We’ve been speaking to Rachel Warren Chadd and Marianne Taylor, authors of Birds: myth, lore & legend to look at three of the most magical birds, and the different qualities and beliefs humans have associated with them.
For many people in Britain, their first encounters with ravens are at the Tower of London. It is said that if ravens ever fly away from the Tower the crown will fall.
Folklore says that wild ravens have always lived at the Tower, and fed on the bodies of those executed as enemies of the Crown.
Ravens pop up in mythology and legend all over the world. The god Odin, from Norse mythology, was accompanied by a pair of ravens called Huginn and Muninn. The birds – which represented reflection, thought and memory – flew over the world each morning and on their return would settle on Odin’s shoulders and whispered to him all that they had seen. Thanks to this, Odin became renowned as the wisest of the gods.
Norse sailors exploring the northern seas also used ravens but as navigators, sending them out from ships in search of land.
In the Bible, Noah first sends out a raven to look for dry land. It is when the raven does not return that he sends out a dove.
In North American folklore, the raven is seen as both creator and amoral prankster, and as such are often a central figure in Native American and Inuit creation stories.
In Britain, the magpie is the bearer of both good and bad luck – depending on how many are seen. Many are familiar with this old rhyme, differing according to region:
One for sorrow, two for mirth,
Three for a wedding, four for a birth,
Five for silver, six for gold,
Seven for a secret not to be told,
Eight for Heaven, nine for Hell,
And ten for the Devil’s own sell [self].
In ancient Rome, the magpie was associated with magic and fortune-telling, while in Scandinavia some witches rode magpies or turned into them.
In Germany, the bird was considered a bird of the underworld and in Scotland, it was said that magpies had a drop of the devil’s blood on their tongues.
Outside of Europe, the magpie has a much more positive image. In Native American legends, the magpie was considered a friend of hunter-gatherer tribes. In Korea, the magpie is thought to bring good news and in China, it is a symbol of happiness, foretelling and good fortune.
Across the world, few birds are as culturally symbolic – and contradictory – as owls. The sights and sound of an owl was linked to death in ancient Egypt and desolation in the Bible. In ancient Rome, owls were said to have predicted the passing of several Caesars.

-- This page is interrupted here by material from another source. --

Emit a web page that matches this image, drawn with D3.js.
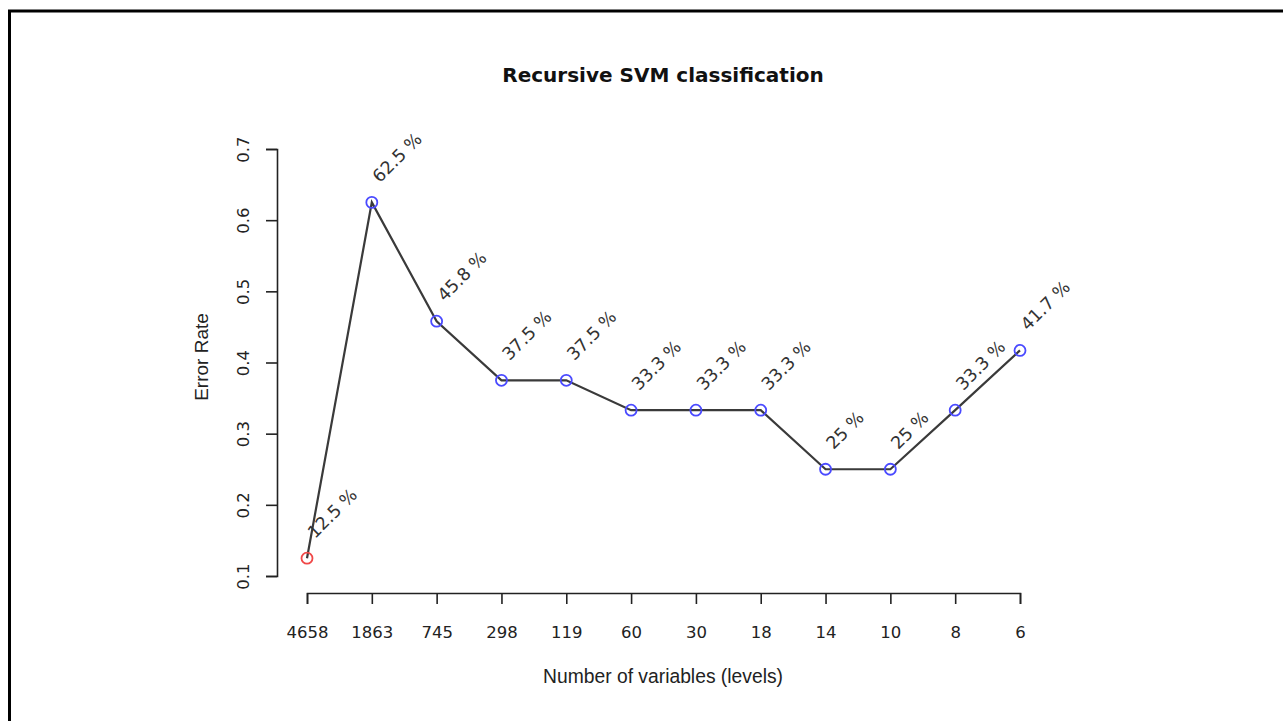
<!DOCTYPE html>
<html>
<head>
<meta charset="utf-8">
<script src="https://cdn.jsdelivr.net/npm/d3@7"></script>
<style>
  body { margin: 0; background: #fff; }
  .axis text { font-family: "DejaVu Sans", sans-serif; font-size: 16.5px; fill: #222; }
  .axis path, .axis line { stroke: #222; stroke-width: 1.6px; }
</style>
</head>
<body>
<div id="chart"></div>
<script>
// data
var levels = ["4658", "1863", "745", "298", "119", "60", "30", "18", "14", "10", "8", "6"];
var errorRate = [0.125, 0.625, 0.458, 0.375, 0.375, 0.333, 0.333, 0.333, 0.25, 0.25, 0.333, 0.417];
var pctLabels = ["12.5 %", "62.5 %", "45.8 %", "37.5 %", "37.5 %", "33.3 %", "33.3 %", "33.3 %", "25 %", "25 %", "33.3 %", "41.7 %"];
var yTicks = [0.1, 0.2, 0.3, 0.4, 0.5, 0.6, 0.7];

var width = 1283, height = 721;

var svg = d3.select("#chart").append("svg")
    .attr("width", width)
    .attr("height", height);

// the frame around the figure (cut off at right and bottom)
svg.append("path")
    .attr("d", "M9.5,721V11H1283")
    .attr("fill", "none")
    .attr("stroke", "#000")
    .attr("stroke-width", 3);

var x = d3.scalePoint()
    .domain(levels)
    .range([307, 1020]);

var y = d3.scaleLinear()
    .domain([0.1, 0.7])
    .range([576, 149]);

var data = levels.map(function(d, i) {
  return {level: d, value: errorRate[i], label: pctLabels[i], i: i};
});

// x axis
svg.append("g")
    .attr("class", "axis axis--x")
    .attr("transform", "translate(0,593)")
    .call(d3.axisBottom(x).tickSizeOuter(0).tickSize(11).tickPadding(22));

// y axis, labels parallel to the axis
var yAxis = svg.append("g")
    .attr("class", "axis axis--y")
    .attr("transform", "translate(277,0)")
    .call(d3.axisLeft(y).tickValues(yTicks).tickSizeOuter(0).tickSize(11).tickFormat(d3.format(".1f")));

yAxis.selectAll(".tick text")
    .attr("transform", "rotate(-90)")
    .attr("x", 0)
    .attr("y", -28)
    .attr("dy", "0")
    .attr("text-anchor", "middle");

// line
var line = d3.line()
    .x(function(d) { return x(d.level); })
    .y(function(d) { return y(d.value); });

svg.append("path")
    .datum(data)
    .attr("fill", "none")
    .attr("stroke", "#3a3a3a")
    .attr("stroke-width", 2.2)
    .attr("d", line);

// points
svg.selectAll(".pt")
    .data(data)
  .enter().append("circle")
    .attr("class", "pt")
    .attr("cx", function(d) { return x(d.level); })
    .attr("cy", function(d) { return y(d.value); })
    .attr("r", 5.5)
    .attr("fill", "none")
    .attr("stroke", function(d) { return d.i == 0 ? "#f04848" : "#4a4aff"; })
    .attr("stroke-width", 1.8);

// percentage labels, tilted
svg.selectAll(".pctLabel")
    .data(data)
  .enter().append("text")
    .attr("class", "pctLabel")
    .attr("transform", function(d) {
      return "translate(" + (x(d.level) + 8) + "," + (y(d.value) - 19) + ") rotate(-45)";
    })
    .style("font", "17.5px 'DejaVu Sans', sans-serif")
    .attr("fill", "#333")
    .text(function(d) { return d.label; });

// titles
svg.append("text")
    .attr("x", 663)
    .attr("y", 82)
    .attr("text-anchor", "middle")
    .style("font", "bold 20px 'DejaVu Sans', sans-serif")
    .attr("fill", "#111")
    .text("Recursive SVM classification");

svg.append("text")
    .attr("x", 663)
    .attr("y", 683)
    .attr("text-anchor", "middle")
    .style("font", "19.3px 'Liberation Sans', Arial, sans-serif")
    .attr("fill", "#222")
    .text("Number of variables (levels)");

svg.append("text")
    .attr("transform", "translate(208,357) rotate(-90)")
    .attr("text-anchor", "middle")
    .style("font", "19px 'Liberation Sans', Arial, sans-serif")
    .attr("fill", "#222")
    .text("Error Rate");
</script>
</body>
</html>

Fear and dread of the birds is similarly deep-rooted in Native American, African and several Asian cultures.
Yet in ancient Greece, subverting this trend, the Little Owl represented or accompanied Athene, the goddess of wisdom. The owl is also presented as a wise character in popular fiction, like Hedwig in Harry Potter or Archimedes in The Once and Future King, even when they are actually less smart, like Owl in the Winnie-the-Pooh stories.
Owls are often associated with magic. An owl can fly without sounds, find its prey in near total darkness and rotate its head almost a full circle. Human attempts to harness this otherworldliness in magic is widespread.
In Japan, owl images were used to guard against famine and epidemics, while in central Asia, owl-feather amulets were worn to ward off evil spirits. For some Native American tribes, wearing owl feathers signified bravery and brought good fortune.
European owls were often the familiars of witches and wizards, such as Merlin’s companion in the Arthurian legends and Harry Potter.